Story blogs

Telling the whole story: long and narrative podcasting

Format is very important in media and can ultimately be the reason for your brand’s success or failure. Podcasting is still a relatively new medium that media outlets can use without a standard format yet. However, the one that has succeeded for The Telegraph, The Times and the Bureau of Investigative Journalism is long-form and narrative podcasts.

At the Publisher Podcast Summit earlier this month, a panel of journalists and podcast producers discussed what you need to consider when exploring this format.

What makes a good story

Storytelling is essential when it comes to any longer form of content that audiences engage with, whether in print or audio. When it comes to podcasts, Matthew Chapman, senior reporter at the Bureau of Investigative Journalism, thinks they work best when they’re character-driven. Being able to understand a character’s personality, motivations, hopes, and desires allows us, as listeners, to engage and empathize with them more and make a connection.

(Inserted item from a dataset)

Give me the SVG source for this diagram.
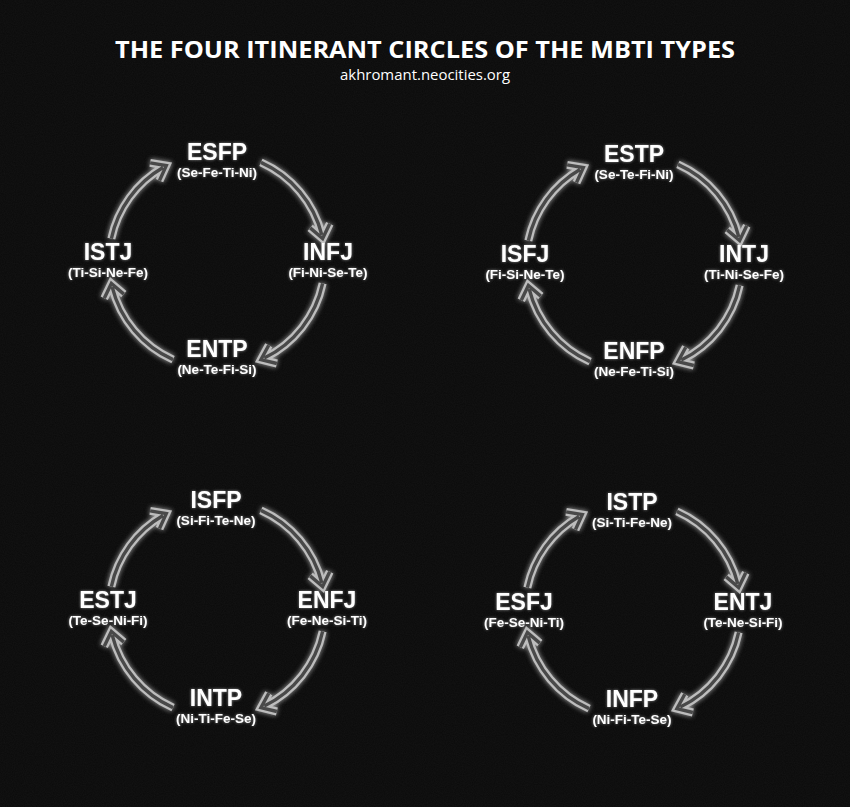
<svg xmlns="http://www.w3.org/2000/svg" xmlns:xlink="http://www.w3.org/1999/xlink" width="850" height="807" viewBox="0 0 850 807">
<style>
.bg{fill:#0a0a0a}
.title{font-family:"Open Sans","Liberation Sans",sans-serif;font-weight:bold;font-size:24px;fill:#ffffff;text-anchor:middle}
.sub-title{font-family:"Open Sans","Liberation Sans",sans-serif;font-size:14px;fill:#ffffff;text-anchor:middle}
.t{font-family:"Liberation Sans",Arial,sans-serif;font-weight:bold;font-size:23px;fill:#ffffff;text-anchor:middle}
.f{font-family:"Liberation Sans",Arial,sans-serif;font-weight:bold;font-size:13.5px;fill:#ffffff;text-anchor:middle}
.outer{fill:none;stroke:#bdbdbd;stroke-width:8;stroke-linejoin:miter;stroke-linecap:butt}
.inner{fill:none;stroke:#4a4a4a;stroke-width:3.4;stroke-linejoin:miter;stroke-linecap:butt}
</style>
<defs>
<filter id="glow" x="-30%" y="-30%" width="160%" height="160%">
<feGaussianBlur in="SourceGraphic" stdDeviation="2.5" result="b"/>
<feMerge><feMergeNode in="b"/><feMergeNode in="SourceGraphic"/></feMerge>
</filter>
<filter id="soft" x="-10%" y="-30%" width="120%" height="160%">
<feGaussianBlur in="SourceGraphic" stdDeviation="1.5" result="b"/>
<feComponentTransfer in="b" result="bf"><feFuncA type="linear" slope="0.5"/></feComponentTransfer>
<feMerge><feMergeNode in="bf"/><feMergeNode in="SourceGraphic"/></feMerge>
</filter>
<filter id="noise" x="0" y="0" width="100%" height="100%">
<feTurbulence type="fractalNoise" baseFrequency="0.9" numOctaves="2" seed="3" result="n"/>
<feColorMatrix in="n" type="matrix" values="0 0 0 0 1  0 0 0 0 1  0 0 0 0 1  0 0 0 0.04 0"/>
</filter>
<path id="arcs" d="M105.64,22.45 A108,108 0 0 1 47.34,97.07 M59.88,102.51 L43.93,98.66 L51.74,84.23 M-43.93,98.66 A108,108 0 0 1 -104.79,26.13 M-112.72,37.25 L-105.64,22.45 L-93.16,33.09 M-105.64,-22.45 A108,108 0 0 1 -54,-93.53 M-66.88,-98.09 L-50.70,-95.36 L-57.48,-80.43 M43.93,-98.66 A108,108 0 0 1 104.79,-26.13 M112.72,-37.25 L105.64,-22.45 L93.16,-33.09"/>
<g id="ring">
<use xlink:href="#arcs" class="outer"/>
<use xlink:href="#arcs" class="inner"/>
</g>
</defs>
<rect class="bg" x="0" y="0" width="850" height="807"/>
<rect x="0" y="0" width="850" height="807" filter="url(#noise)"/>
<g id="header">
<text class="title" x="425" y="58" textLength="620" lengthAdjust="spacingAndGlyphs">THE FOUR ITINERANT CIRCLES OF THE MBTI TYPES</text>
<text class="sub-title" x="425" y="80" textLength="170" lengthAdjust="spacingAndGlyphs">akhromant.neocities.org</text>
</g>
<g id="connectors" filter="url(#glow)">
<use xlink:href="#ring" transform="translate(217,261)"/>
<use xlink:href="#ring" transform="translate(634,263)"/>
<use xlink:href="#ring" transform="translate(217,609)"/>
<use xlink:href="#ring" transform="translate(633,610)"/>
</g>
<g id="nodes" filter="url(#soft)">
<g id="node-esfp"><text class="t" x="217" y="160">ESFP</text><text class="f" x="217" y="177">(Se-Fe-Ti-Ni)</text></g>
<g id="node-istj"><text class="t" x="108" y="260">ISTJ</text><text class="f" x="108" y="277">(Ti-Si-Ne-Fe)</text></g>
<g id="node-infj"><text class="t" x="328" y="260">INFJ</text><text class="f" x="328" y="277">(Fi-Ni-Se-Te)</text></g>
<g id="node-entp"><text class="t" x="217" y="357">ENTP</text><text class="f" x="217" y="374">(Ne-Te-Fi-Si)</text></g>
<g id="node-estp"><text class="t" x="634" y="162">ESTP</text><text class="f" x="634" y="179">(Se-Te-Fi-Ni)</text></g>
<g id="node-isfj"><text class="t" x="525" y="262">ISFJ</text><text class="f" x="525" y="279">(Fi-Si-Ne-Te)</text></g>
<g id="node-intj"><text class="t" x="744" y="262">INTJ</text><text class="f" x="744" y="279">(Ti-Ni-Se-Fe)</text></g>
<g id="node-enfp"><text class="t" x="634" y="359">ENFP</text><text class="f" x="634" y="376">(Ne-Fe-Ti-Si)</text></g>
<g id="node-isfp"><text class="t" x="216" y="508">ISFP</text><text class="f" x="216" y="525">(Si-Fi-Te-Ne)</text></g>
<g id="node-estj"><text class="t" x="108" y="608">ESTJ</text><text class="f" x="108" y="625">(Te-Se-Ni-Fi)</text></g>
<g id="node-enfj"><text class="t" x="327" y="608">ENFJ</text><text class="f" x="327" y="625">(Fe-Ne-Si-Ti)</text></g>
<g id="node-intp"><text class="t" x="216" y="706">INTP</text><text class="f" x="216" y="723">(Ni-Ti-Fe-Se)</text></g>
<g id="node-istp"><text class="t" x="632" y="510">ISTP</text><text class="f" x="632" y="527">(Si-Ti-Fe-Ne)</text></g>
<g id="node-esfj"><text class="t" x="524" y="610">ESFJ</text><text class="f" x="524" y="627">(Fe-Se-Ni-Ti)</text></g>
<g id="node-entj"><text class="t" x="743" y="610">ENTJ</text><text class="f" x="743" y="627">(Te-Ne-Si-Fi)</text></g>
<g id="node-infp"><text class="t" x="632" y="707">INFP</text><text class="f" x="632" y="724">(Ni-Fi-Te-Se)</text></g>
</g>
</svg>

This character-driven reporting can also be done in print, but in a podcast there’s more breathing space and you can explore different areas of the story that perhaps should be left out of the print version. Will Roe, podcast producer for The Times and Sunday Times, stressed the need for twists in your story and considering the larger theme. It may have influenced your character in some way, but what does this story mean to your listener or society in general? If you can get that bigger issue across and have a strong character, it should make for a good story.

Trust and Anonymity

Long, narrative podcasts often focus on an investigation, and these can often tackle very sensitive topics, which people may not feel completely comfortable talking about or associating with. It is therefore imperative to establish a relationship of trust with your sources and Katherine Rushton, deputy editor of investigations at the Telegraph, thinks that the best way to do this is to fully understand the subject and therefore the implications of what they tell you. If you use the right terminology or demonstrate knowledge of their organization or background, they will feel more comfortable talking to you.

Sources will vary and some will want very little to do with the story and will just give the information they want or need and not want to be bothered anymore. While others will want more control and want to meet multiple times and be constantly updated. You should respect both approaches and ultimately protect the anonymity of your sources, either by using different names or by using voice actors.

Structure and planning

A story can have great character and an important message, but it needs to be structured in the right way to really resonate with the audience. Will Roe’s advice is to keep it as simple as possible. Storyboard the podcast and figure out where the main beats are and only introduce one character per episode. Although thirty minutes seems like a lot of time, it’s better to keep it simple and have one character per episode rather than trying to introduce several, which could mean the listener doesn’t feel as much connection with character or story.

Katherine Rushton and Matthew Chapman agreed on the need for a cliffhanger or thriller at the end of each episode. This will keep the audience engaged and hopefully make them want to listen to the next episode to see what happens. Finally, if it’s more of an investigative podcast, it’s important to make sure that each episode complies with the law.